S4 with histories

Since a naive tableau method for S4 may result in an endless loop (e.g. treating naively []<>p), we usually add to our method some special techniques in order to guarantee its termination.

In an older version, we have implemented S4 in LoTREC using the loop-test technique. Such as done intuitively on paper, we avoided the endless loops by testing the inclusion of (the set of formulas of) new added nodes in (the set of formulas of) their ancestor nodes. Technically, this requires performing two complex tasks:

  • verifying the ancestor ship of two nodes: searching every ancestor of a node,
  • testing a node inclusion in another node: looking up for every formula in the first node and accessing most of the formulas in the second node.


In this new version, we guarantee the termination using histories. The tableau rules dealing with formulas from the classical logic fragment of S4 are defined similarly. The difference resides in the rules dealing with the [] and <> modalities. What is achieved by these rules is illustrated as follows:

Once created, every node has one and exactly one history node linked to it by a special relation label Hist to make it different than the accessibility relation label R. The root node has an empty history. The history of each other node will contain all the []-like formulas propagated to it from its ancestor nodes (i.e. the nodes that constitute the path going up to the root).

Let n be a node and hist its corresponding history node.

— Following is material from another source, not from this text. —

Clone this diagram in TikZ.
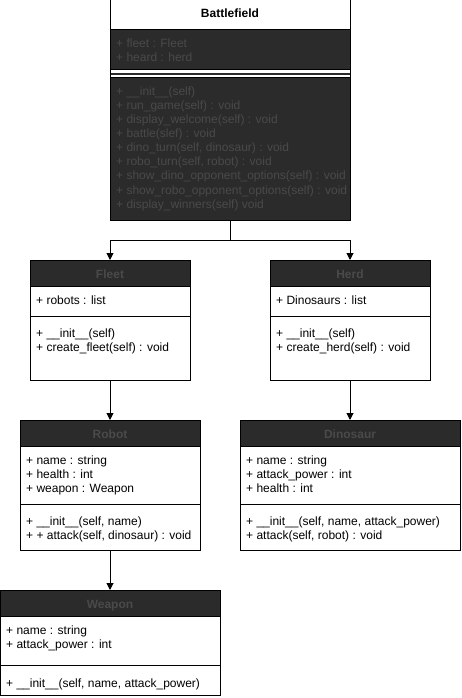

A formula <> A in n is marked as ACTIVE iff (a) A is not already in n and one of the following holds:

  • (b1) there exists a formula [] B in n s.t. Done([] B) has not yet been added to hist,
  • (b2) there is no []-like formulas in n

A formula <> A marked as ACTIVE in a node n yields to create a new successor node n' linked to n by the accessibility relation R. Every [] B formula in n is copied to n' and Done([] B) is added to its history node hist'. And the conditions (a) (b1) and (b2) guarantee that n' is not equal to neither included in n, i.e. they guarantee a loop free tableau.


Practically, we apply the following rules in their order:

  1. propagateNec2ActualWorld
  2. activatePosWithNec
  3. activatePosWhenNoNec
  4. createSuccessors
  5. propagateNec

Rule 1. is for axiom T: []p -> p.
Rules 2. and 3. mark the <>-formulas with ACTIVE according to conditions (a) and (b).
Rule 4. creates a successor for each found active <>- formula (if there are any).
Rule 5. copies the []-formulas to the created successors and update their histories. Propagating []-formulas from a node to its successors respects axiom 4 and, altogether with rule 1., it respects axiom K.

This new version helps in reducing the time cost needed to achieve the two complex tasks of loop-test. However, this still need to be proved, as well as the soundness, completeness and termination of the whole method. We will try to provide these proofs later.